Es más de media noche y el termómetro del taxi roza los cuarenta grados. Hemos estado una hora pasando controles de aduana y estamos agotadas, suerte que al final decidimos contratar la recogida en el aeropuerto para que nos llevaran directas al riad.
El taxista no ha dicho ni mú. Llevaba un cartel con mi nombre, así que no ha sido difícil identificarlo a la salida. Con un breve gesto de “hola” con la cabeza, nos ha hecho seguirle atravesando todo el parking del aeropuerto hasta llegar a un Renault 21 metalizado, probablemente más viejo que cualquiera de nosotras tres.
El trayecto en coche es breve, apenas quince minutos. “Qué tranquilo todo”, dice Laura. Normal, es casi la 1 de la madrugada. De repente, como si el hombre silencioso que llevo conduciendo a mi izquierda nos hubiera entendido y quisiera demostrarnos lo contrario, cruzamos una gran avenida y nos adentramos en el caos más ruidoso que pudiéramos imaginar.
El taxi pega un frenazo y se para en medio de una especie de rotonda en la que nadie o, mejor dicho, todos a la vez, tienen prioridad. El taxista, que no ha mediado palabra en todo el viaje se baja de un portazo y deducimos que hemos llegado al destino. Al bajar aparece Hossam, el chico del riad con el que había hablado por whatsapp dos días antes al hacer la reserva. Me estrecha la mano y me doy cuenta de que tendrá como mucho 17 o 18 años. El maletero está abierto, y antes de que pueda presentarles a Hossam a mis amigas, alguien se acerca con decisión hasta el coche, mete rápidamente nuestras maletas en una carretilla y sale corriendo. Cuando vuelvo a girar la cabeza para preguntar a Hossam si es alguien del hotel, ya no está. Tampoco el taxi. Ni el taxista. Se han esfumado todos haciendo gala del mejor truco de ilusionismo visto hasta el momento.

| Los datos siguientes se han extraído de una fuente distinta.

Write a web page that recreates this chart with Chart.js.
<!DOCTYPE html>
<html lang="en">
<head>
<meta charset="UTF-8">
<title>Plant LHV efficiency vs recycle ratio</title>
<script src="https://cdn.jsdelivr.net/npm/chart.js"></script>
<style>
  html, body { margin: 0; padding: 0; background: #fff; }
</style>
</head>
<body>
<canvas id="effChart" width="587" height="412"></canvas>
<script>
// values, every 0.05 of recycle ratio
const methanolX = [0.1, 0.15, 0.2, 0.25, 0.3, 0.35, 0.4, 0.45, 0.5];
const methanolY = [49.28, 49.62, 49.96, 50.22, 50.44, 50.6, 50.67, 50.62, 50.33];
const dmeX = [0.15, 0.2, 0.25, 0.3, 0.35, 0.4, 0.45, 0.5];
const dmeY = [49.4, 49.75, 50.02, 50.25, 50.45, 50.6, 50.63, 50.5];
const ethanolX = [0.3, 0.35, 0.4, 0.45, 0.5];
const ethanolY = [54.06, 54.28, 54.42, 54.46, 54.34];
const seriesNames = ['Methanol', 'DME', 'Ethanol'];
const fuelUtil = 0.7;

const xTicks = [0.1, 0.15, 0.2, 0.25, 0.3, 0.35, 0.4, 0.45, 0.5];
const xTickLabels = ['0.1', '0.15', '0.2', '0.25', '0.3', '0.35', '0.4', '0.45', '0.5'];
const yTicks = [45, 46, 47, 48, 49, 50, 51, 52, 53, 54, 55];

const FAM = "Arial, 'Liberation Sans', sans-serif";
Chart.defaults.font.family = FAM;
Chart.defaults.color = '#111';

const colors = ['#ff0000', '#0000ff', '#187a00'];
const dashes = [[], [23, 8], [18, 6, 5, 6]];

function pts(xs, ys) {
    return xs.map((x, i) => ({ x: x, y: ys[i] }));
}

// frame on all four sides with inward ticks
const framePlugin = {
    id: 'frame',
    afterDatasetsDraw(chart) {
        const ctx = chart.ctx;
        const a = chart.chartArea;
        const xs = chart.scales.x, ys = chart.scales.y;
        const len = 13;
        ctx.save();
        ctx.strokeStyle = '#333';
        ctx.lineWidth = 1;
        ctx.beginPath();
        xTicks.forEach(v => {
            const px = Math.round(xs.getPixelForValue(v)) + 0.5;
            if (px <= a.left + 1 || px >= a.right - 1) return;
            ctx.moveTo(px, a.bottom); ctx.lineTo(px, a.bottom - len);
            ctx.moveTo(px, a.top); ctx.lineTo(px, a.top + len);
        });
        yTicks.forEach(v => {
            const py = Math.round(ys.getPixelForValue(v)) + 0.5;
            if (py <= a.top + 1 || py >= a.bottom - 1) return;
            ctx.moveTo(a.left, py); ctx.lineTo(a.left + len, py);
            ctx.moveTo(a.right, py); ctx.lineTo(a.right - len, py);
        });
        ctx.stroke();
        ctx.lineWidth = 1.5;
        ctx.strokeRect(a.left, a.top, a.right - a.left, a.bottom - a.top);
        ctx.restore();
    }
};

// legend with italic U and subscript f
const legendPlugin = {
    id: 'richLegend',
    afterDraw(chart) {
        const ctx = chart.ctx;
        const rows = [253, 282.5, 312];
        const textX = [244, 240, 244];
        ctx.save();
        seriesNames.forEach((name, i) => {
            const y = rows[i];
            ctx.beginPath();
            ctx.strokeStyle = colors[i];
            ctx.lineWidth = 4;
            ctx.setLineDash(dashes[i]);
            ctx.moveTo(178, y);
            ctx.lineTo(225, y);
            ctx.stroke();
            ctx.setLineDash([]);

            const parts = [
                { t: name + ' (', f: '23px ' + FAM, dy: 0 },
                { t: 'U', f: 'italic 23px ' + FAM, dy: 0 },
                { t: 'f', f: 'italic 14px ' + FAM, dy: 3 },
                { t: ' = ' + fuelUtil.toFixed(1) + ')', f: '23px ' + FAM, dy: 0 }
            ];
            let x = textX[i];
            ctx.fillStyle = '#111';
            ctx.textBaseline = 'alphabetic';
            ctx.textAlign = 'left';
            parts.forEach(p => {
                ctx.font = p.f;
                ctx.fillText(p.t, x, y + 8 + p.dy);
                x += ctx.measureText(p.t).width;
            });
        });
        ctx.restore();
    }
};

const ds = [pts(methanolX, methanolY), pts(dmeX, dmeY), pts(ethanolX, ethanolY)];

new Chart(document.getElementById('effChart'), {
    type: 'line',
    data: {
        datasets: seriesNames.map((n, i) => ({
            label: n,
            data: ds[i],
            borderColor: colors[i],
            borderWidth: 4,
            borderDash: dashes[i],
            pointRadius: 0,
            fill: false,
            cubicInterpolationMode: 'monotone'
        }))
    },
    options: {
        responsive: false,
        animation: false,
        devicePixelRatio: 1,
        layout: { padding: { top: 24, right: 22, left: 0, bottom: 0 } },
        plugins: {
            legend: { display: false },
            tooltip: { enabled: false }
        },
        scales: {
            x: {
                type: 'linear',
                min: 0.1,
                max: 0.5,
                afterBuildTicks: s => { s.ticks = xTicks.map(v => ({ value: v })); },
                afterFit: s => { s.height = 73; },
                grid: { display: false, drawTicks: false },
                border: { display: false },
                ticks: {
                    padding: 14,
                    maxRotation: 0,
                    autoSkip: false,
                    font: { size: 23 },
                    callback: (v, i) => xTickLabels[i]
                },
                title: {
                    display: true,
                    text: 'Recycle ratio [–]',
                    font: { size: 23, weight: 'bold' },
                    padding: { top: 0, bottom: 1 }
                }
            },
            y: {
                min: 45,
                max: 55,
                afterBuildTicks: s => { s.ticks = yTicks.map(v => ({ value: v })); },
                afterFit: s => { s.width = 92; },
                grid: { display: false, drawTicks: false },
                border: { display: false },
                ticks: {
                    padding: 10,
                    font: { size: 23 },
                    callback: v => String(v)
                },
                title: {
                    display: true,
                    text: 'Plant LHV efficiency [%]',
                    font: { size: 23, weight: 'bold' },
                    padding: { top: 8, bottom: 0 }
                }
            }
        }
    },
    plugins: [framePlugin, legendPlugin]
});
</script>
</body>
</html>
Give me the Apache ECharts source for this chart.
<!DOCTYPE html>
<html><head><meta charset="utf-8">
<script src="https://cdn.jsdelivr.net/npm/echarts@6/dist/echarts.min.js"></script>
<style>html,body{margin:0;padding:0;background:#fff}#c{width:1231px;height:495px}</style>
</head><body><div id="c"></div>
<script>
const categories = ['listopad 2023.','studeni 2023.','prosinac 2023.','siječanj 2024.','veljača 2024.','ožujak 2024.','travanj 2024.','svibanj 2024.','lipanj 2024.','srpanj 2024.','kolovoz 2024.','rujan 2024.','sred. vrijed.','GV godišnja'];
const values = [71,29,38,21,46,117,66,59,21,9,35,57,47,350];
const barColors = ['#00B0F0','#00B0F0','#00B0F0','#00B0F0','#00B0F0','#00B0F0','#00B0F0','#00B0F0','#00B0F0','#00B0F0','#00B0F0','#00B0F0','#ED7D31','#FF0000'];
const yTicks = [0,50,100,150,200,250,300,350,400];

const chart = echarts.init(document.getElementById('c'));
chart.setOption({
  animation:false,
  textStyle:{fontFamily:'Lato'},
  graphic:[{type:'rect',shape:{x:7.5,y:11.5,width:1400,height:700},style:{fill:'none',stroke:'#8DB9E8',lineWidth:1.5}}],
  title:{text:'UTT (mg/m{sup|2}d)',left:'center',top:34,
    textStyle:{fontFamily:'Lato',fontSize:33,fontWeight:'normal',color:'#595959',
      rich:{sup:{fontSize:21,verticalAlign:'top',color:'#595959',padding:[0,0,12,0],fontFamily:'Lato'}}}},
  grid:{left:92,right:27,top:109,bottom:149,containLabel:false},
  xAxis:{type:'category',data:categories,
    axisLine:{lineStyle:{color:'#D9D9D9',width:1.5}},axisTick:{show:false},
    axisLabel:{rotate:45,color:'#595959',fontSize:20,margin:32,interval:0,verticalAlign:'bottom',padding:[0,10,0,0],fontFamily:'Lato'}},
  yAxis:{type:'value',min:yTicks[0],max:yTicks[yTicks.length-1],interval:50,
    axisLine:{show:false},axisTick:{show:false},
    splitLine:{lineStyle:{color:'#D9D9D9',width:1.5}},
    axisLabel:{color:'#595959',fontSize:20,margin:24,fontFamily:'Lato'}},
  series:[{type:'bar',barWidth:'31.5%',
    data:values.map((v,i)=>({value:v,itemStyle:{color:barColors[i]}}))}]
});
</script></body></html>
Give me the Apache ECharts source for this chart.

Echamos a correr detrás del carro sin perderlo de vista. Atravesar esa rotonda es algo así como una prueba de fuego. Los transeúntes se lanzan a la calzada, los coches no esperan y hay bicicletas y triciclos circulando en todas direcciones. Nos quedamos paralizadas en un trozo de acera sin saber cómo y cuándo dar el paso, pero no queremos perder el carro de vista, así que en un intento desesperado nos arrojamos literalmente a la carretera y que pase lo que tenga que pasar. Nos casi-atropellan unas siete veces, pero logramos salir vivas de esa cruzada y continuar la persecución de las maletas. Logramos acercarnos al dueño de la carretilla y le preguntamos al muchacho entre gritos si es del hotel o no y a dónde se está llevando nuestras pertenencias. Repetimos el cuestionario en inglés, francés, español… pero el chico ni se inmuta. Al torcer por una de las calles apresura todavía más el paso y de pronto, como si alguien hubiera frotado la lámpara de Aladín en nuestras narices, un humo blanco impacta contra nuestras caras y por un momento dejamos de ver con claridad. Un sonido de castañuelas metálicas que hasta ahora sólo se escuchaba de fondo, se vuelve ensordecedor. Multitud de vendedores ambulantes vestidos con túnicas y grandes sombreros de flecos de colores se acercan a nosotras ofreciéndonos flores, cremas, bolsos, pañuelos… o directamente la mano en busca de limosna. Las músicas y los cantes tradicionales se solapan en corrillos formando una amalgama acústica perfecta a la que contribuyen cientos de pequeñas luces, olores, humaredas y multitud de gentes que vienen y van a lo largo y ancho de la plaza de Jamma el Fna, el lugar más importante de la medina, donde se desarrolla la vida pública de Marrakech durante el día, pero sobre todo, durante la noche.
Contadores de cuentos, encantadores de serpientes, acróbatas, bailarines,… todo tiene cabida en esta plaza coronada por el alminar de la mezquita Kutubía cuando cae el sol, inundada también de puestos de comida, zumos de frutas, especias o caracoles, entre otros.
Tras cruzar la inmensa plaza, nos adentramos en un interminable laberinto de estrechos callejones oscuros pidiéndole a Alá y a todos los dioses que estén despiertos a esas intempestivas horas, que se termine ya la cámara oculta y podamos recuperar nuestro equipaje. O por lo menos dormir en algún sitio sanas y salvas. Esta vez es la carretilla la que pega un frenazo. El muchacho señala con la mano la puerta que tenemos en frente y se pierde de nuevo presumiendo de esa asombrosa capacidad para la volatilización que tienen los marroquíes.
Una mano de fátima corona la puerta de madera junto al carro. Llamamos y esperamos. Al cabo de unos segundos los ojos de Hossam aparecen tras la ranura.
“Salam Alikoum, bienvenues à Marrakech”.